Top 5 Health Benefits of Olive Oil
This extraordinary fruit extract and its effects are still not fully understood, yet some of the ways in which olive oil can preserve and improve human health have been firmly established. Here are the five most scientifically proven health benefits of olive oil today.
1) It Can Help Lower Your “Bad” Cholesterol
Low Density Lipoprotein (LDL), also known as the “bad cholesterol” transports and deposits cholesterol in the tissues and arteries, which can eventually cause plaque and block the artery. Monounsaturated fats can lower LDL thus protecting against atherosclerosis. Plus, this type of fat does not affect the levels of High Density Lipoproteins (HDL) known as the “good cholesterol,” which carries all cholesterol away from the arteries, and high levels of which are associated with a decreased risk of cardiovascular diseases.
Olive oil is one of the best sources of monounsaturated fats and has the advantage of being less susceptible to oxidation. In addition, oleic acid, a fatty acid abundant in olive oil, appears to protect from oxidation of LDL.
It is important to note that to achieve this reduction in bad cholesterol you must replace the unhealthy fats with olive oil in combination with a healthy diet routine.
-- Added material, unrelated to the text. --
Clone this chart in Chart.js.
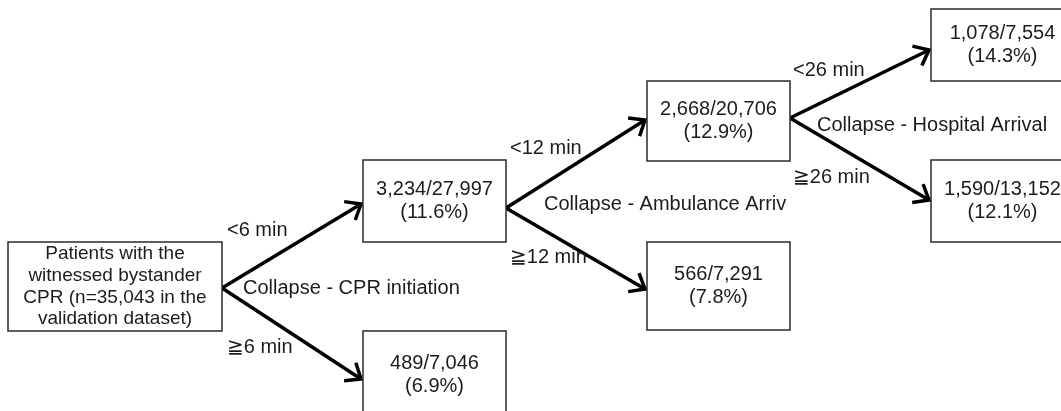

2) Olive Oil Can Help Lower Your Blood Pressure
Several studies for different age groups, and with a large number of participants, have found that the consumption of olive oil is associated with a decrease in blood pressure.
The SUN (Seguimiento University of Navarra) study with over 6,000 participants found that olive oil intake reduced the incidence of hypertension in men, while another Spanish study published this month in the American Journal of Hypertension found that a diet containing polyphenol rich olive oil reduced blood pressure in young women with mild hypertension.
Results from the Greek component of the EPIC study (European Prospective Investigation into Cancer and Nutrition) which included over 28,500 volunteers concluded that olive oil intake is inversely proportionate to both systolic and diastolic blood pressure. While it appears that the polyphenols in the olive oil may be responsible for this action, researchers have demonstrated that oleic acid; a fatty acid in olive oil may also induce this lowering effect.
3) Olive Oil prevents formation of cancer cells
Olive oil consumption has been associated with a reduced risk of cancer.
A review conducted by Greek researchers from the University of Athens published last year of 19 observational studies, with over 36,000 participants, found that higher rates of olive oil consumption were associated with lower odds of having any type of cancer. Another review of 25 epidemiological studies concluded that “preferring olive oil to other added lipids, particularly those rich in saturated fats, can decrease the risk of upper digestive and respiratory tract neoplasm, breast and, possibly, colorectal and other cancer sites.
4) It protects the body from oxidative damage
Olive oil contains certain polyphenols that, along with oleic acid, appear to protect the oxidation of LDL cholesterol in the body.
Researchers for the Eurolive Study Group found that consumption of olive oil at real-life doses of about 2 tablespoons per day improved the fatty acid profile in LDL, associated with a reduction of the oxidative damage to lipids. It appears that oxidized LDL is an important contributor to atherogenesis; the process of plaque buildup in the arteries that eventually can lead to atherosclerosis (blocking of the arteries).
It is important to note that only polyphenol rich extra virgin olive oils may have this effect, not refined olive oil, which does not contain these substances.
5) Olive Oil Can Help Cognitive Function
Although olive oil is better known for its protection against heart diseases and cancer, there is an emerging amount of research regarding the effect of olive oil on cognitive function/brain activity, specifically, on cognitive decline associated with aging.
Generally, the type of fat consumed can affect cognitive function. A recent study from Brigham and Women’s Hospital, a teaching affiliate of Harvard Medical School, analyzed data from 6,000 women over the age of 65, a subset of the Women’s Health Study. They found that women who consumed the highest amount of monounsaturated fats, which can be found in olive oil, had better patterns of cognitive scores over time.
But it appears that olive oil specifically has a protective effect. Results from the Three City Study, an ongoing multicenter study of vascular risk factors for dementia using information from almost 7,000 participants, showed that individuals who had moderate to intensive use of olive oil had lower odds of cognitive deficit for verbal fluency and visual memory compared to individuals who had never used olive oil.